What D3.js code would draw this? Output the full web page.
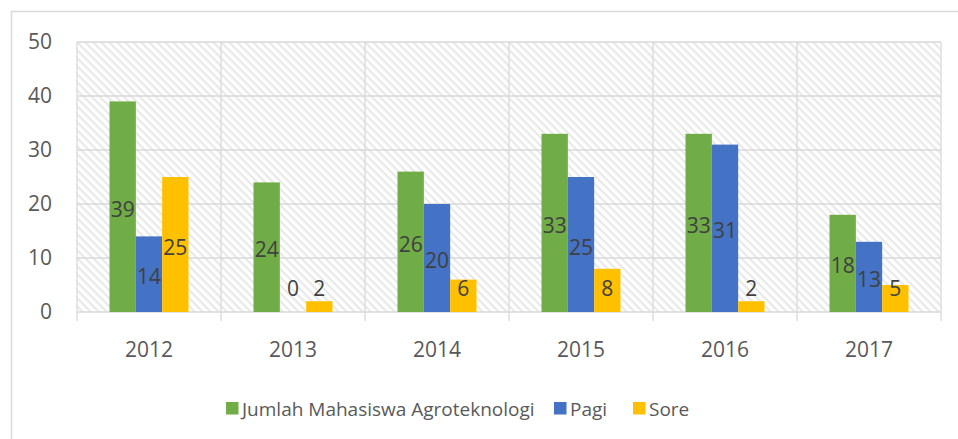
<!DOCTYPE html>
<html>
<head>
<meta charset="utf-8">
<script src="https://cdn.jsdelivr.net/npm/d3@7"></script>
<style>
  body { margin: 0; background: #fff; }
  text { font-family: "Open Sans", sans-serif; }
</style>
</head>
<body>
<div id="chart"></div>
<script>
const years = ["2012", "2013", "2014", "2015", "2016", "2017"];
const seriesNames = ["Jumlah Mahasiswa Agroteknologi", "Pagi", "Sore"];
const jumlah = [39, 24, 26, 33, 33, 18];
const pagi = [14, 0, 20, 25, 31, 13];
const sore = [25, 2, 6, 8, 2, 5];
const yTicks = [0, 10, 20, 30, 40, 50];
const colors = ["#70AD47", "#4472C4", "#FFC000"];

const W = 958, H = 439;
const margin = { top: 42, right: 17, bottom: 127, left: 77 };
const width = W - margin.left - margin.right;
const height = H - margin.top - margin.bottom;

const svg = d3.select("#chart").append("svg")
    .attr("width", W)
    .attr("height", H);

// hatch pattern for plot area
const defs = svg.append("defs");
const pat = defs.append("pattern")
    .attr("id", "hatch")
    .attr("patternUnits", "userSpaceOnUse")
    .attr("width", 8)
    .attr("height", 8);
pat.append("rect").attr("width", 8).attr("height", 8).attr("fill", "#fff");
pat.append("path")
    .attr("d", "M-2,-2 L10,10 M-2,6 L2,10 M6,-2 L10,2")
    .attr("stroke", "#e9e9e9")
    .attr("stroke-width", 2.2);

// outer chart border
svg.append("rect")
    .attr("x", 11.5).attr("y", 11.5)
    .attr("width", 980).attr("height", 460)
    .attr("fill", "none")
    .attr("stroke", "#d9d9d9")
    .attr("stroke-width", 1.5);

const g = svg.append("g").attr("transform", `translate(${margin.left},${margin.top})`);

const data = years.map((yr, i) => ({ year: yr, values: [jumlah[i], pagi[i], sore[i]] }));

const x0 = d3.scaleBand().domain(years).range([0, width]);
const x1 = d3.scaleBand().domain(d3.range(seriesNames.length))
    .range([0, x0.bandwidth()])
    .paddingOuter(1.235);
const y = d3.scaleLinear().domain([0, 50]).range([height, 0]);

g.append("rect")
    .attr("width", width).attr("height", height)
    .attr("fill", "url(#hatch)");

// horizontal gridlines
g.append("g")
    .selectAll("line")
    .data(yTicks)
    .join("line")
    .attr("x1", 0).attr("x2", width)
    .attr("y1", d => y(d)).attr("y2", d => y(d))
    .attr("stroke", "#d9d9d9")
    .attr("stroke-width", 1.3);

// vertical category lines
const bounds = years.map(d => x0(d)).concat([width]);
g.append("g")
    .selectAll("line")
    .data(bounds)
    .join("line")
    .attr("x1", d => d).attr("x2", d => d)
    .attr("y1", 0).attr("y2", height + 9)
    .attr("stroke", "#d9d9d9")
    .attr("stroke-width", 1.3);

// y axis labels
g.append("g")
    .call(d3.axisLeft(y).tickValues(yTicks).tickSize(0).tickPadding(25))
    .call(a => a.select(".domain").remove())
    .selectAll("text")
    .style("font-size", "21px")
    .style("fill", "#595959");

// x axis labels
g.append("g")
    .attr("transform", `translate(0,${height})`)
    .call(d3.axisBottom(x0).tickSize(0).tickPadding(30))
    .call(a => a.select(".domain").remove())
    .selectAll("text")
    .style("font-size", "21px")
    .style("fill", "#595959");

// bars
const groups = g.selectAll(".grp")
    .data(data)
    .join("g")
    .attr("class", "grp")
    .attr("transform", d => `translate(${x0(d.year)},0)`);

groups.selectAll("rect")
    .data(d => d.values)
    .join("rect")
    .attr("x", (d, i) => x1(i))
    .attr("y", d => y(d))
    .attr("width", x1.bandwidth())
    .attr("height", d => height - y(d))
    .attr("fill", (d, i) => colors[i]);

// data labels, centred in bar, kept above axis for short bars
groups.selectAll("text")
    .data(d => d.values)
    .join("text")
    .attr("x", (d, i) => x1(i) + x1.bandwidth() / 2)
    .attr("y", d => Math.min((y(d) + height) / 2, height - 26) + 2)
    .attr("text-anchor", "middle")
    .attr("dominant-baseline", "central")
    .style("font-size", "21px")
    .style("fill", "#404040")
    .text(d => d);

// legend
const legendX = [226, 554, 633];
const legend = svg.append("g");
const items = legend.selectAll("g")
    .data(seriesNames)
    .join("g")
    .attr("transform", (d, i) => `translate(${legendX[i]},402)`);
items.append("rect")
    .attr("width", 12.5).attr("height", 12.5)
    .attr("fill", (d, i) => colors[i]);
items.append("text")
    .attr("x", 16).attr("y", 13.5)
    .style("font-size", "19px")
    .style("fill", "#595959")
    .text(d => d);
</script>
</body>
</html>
────────────────────
WHAT IS EXPECTED → Copy the listing word for word, excluding its pictures.

FULL ANSWER →
What D3.js code would draw this? Output the full web page.
<!DOCTYPE html>
<html>
<head>
<meta charset="utf-8">
<script src="https://cdn.jsdelivr.net/npm/d3@7"></script>
<style>
  body { margin: 0; background: #fff; }
  text { font-family: "Open Sans", sans-serif; }
</style>
</head>
<body>
<div id="chart"></div>
<script>
const years = ["2012", "2013", "2014", "2015", "2016", "2017"];
const seriesNames = ["Jumlah Mahasiswa Agroteknologi", "Pagi", "Sore"];
const jumlah = [39, 24, 26, 33, 33, 18];
const pagi = [14, 0, 20, 25, 31, 13];
const sore = [25, 2, 6, 8, 2, 5];
const yTicks = [0, 10, 20, 30, 40, 50];
const colors = ["#70AD47", "#4472C4", "#FFC000"];

const W = 958, H = 439;
const margin = { top: 42, right: 17, bottom: 127, left: 77 };
const width = W - margin.left - margin.right;
const height = H - margin.top - margin.bottom;

const svg = d3.select("#chart").append("svg")
    .attr("width", W)
    .attr("height", H);

// hatch pattern for plot area
const defs = svg.append("defs");
const pat = defs.append("pattern")
    .attr("id", "hatch")
    .attr("patternUnits", "userSpaceOnUse")
    .attr("width", 8)
    .attr("height", 8);
pat.append("rect").attr("width", 8).attr("height", 8).attr("fill", "#fff");
pat.append("path")
    .attr("d", "M-2,-2 L10,10 M-2,6 L2,10 M6,-2 L10,2")
    .attr("stroke", "#e9e9e9")
    .attr("stroke-width", 2.2);

// outer chart border
svg.append("rect")
    .attr("x", 11.5).attr("y", 11.5)
    .attr("width", 980).attr("height", 460)
    .attr("fill", "none")
    .attr("stroke", "#d9d9d9")
    .attr("stroke-width", 1.5);

const g = svg.append("g").attr("transform", `translate(${margin.left},${margin.top})`);

const data = years.map((yr, i) => ({ year: yr, values: [jumlah[i], pagi[i], sore[i]] }));

const x0 = d3.scaleBand().domain(years).range([0, width]);
const x1 = d3.scaleBand().domain(d3.range(seriesNames.length))
    .range([0, x0.bandwidth()])
    .paddingOuter(1.235);
const y = d3.scaleLinear().domain([0, 50]).range([height, 0]);

g.append("rect")
    .attr("width", width).attr("height", height)
    .attr("fill", "url(#hatch)");

// horizontal gridlines
g.append("g")
    .selectAll("line")
    .data(yTicks)
    .join("line")
    .attr("x1", 0).attr("x2", width)
    .attr("y1", d => y(d)).attr("y2", d => y(d))
    .attr("stroke", "#d9d9d9")
    .attr("stroke-width", 1.3);

// vertical category lines
const bounds = years.map(d => x0(d)).concat([width]);
g.append("g")
    .selectAll("line")
    .data(bounds)
    .join("line")
    .attr("x1", d => d).attr("x2", d => d)
    .attr("y1", 0).attr("y2", height + 9)
    .attr("stroke", "#d9d9d9")
    .attr("stroke-width", 1.3);

// y axis labels
g.append("g")
    .call(d3.axisLeft(y).tickValues(yTicks).tickSize(0).tickPadding(25))
    .call(a => a.select(".domain").remove())
    .selectAll("text")
    .style("font-size", "21px")
    .style("fill", "#595959");

// x axis labels
g.append("g")
    .attr("transform", `translate(0,${height})`)
    .call(d3.axisBottom(x0).tickSize(0).tickPadding(30))
    .call(a => a.select(".domain").remove())
    .selectAll("text")
    .style("font-size", "21px")
    .style("fill", "#595959");

// bars
const groups = g.selectAll(".grp")
    .data(data)
    .join("g")
    .attr("class", "grp")
    .attr("transform", d => `translate(${x0(d.year)},0)`);

groups.selectAll("rect")
    .data(d => d.values)
    .join("rect")
    .attr("x", (d, i) => x1(i))
    .attr("y", d => y(d))
    .attr("width", x1.bandwidth())
    .attr("height", d => height - y(d))
    .attr("fill", (d, i) => colors[i]);

// data labels, centred in bar, kept above axis for short bars
groups.selectAll("text")
    .data(d => d.values)
    .join("text")
    .attr("x", (d, i) => x1(i) + x1.bandwidth() / 2)
    .attr("y", d => Math.min((y(d) + height) / 2, height - 26) + 2)
    .attr("text-anchor", "middle")
    .attr("dominant-baseline", "central")
    .style("font-size", "21px")
    .style("fill", "#404040")
    .text(d => d);

// legend
const legendX = [226, 554, 633];
const legend = svg.append("g");
const items = legend.selectAll("g")
    .data(seriesNames)
    .join("g")
    .attr("transform", (d, i) => `translate(${legendX[i]},402)`);
items.append("rect")
    .attr("width", 12.5).attr("height", 12.5)
    .attr("fill", (d, i) => colors[i]);
items.append("text")
    .attr("x", 16).attr("y", 13.5)
    .style("font-size", "19px")
    .style("fill", "#595959")
    .text(d => d);
</script>
</body>
</html>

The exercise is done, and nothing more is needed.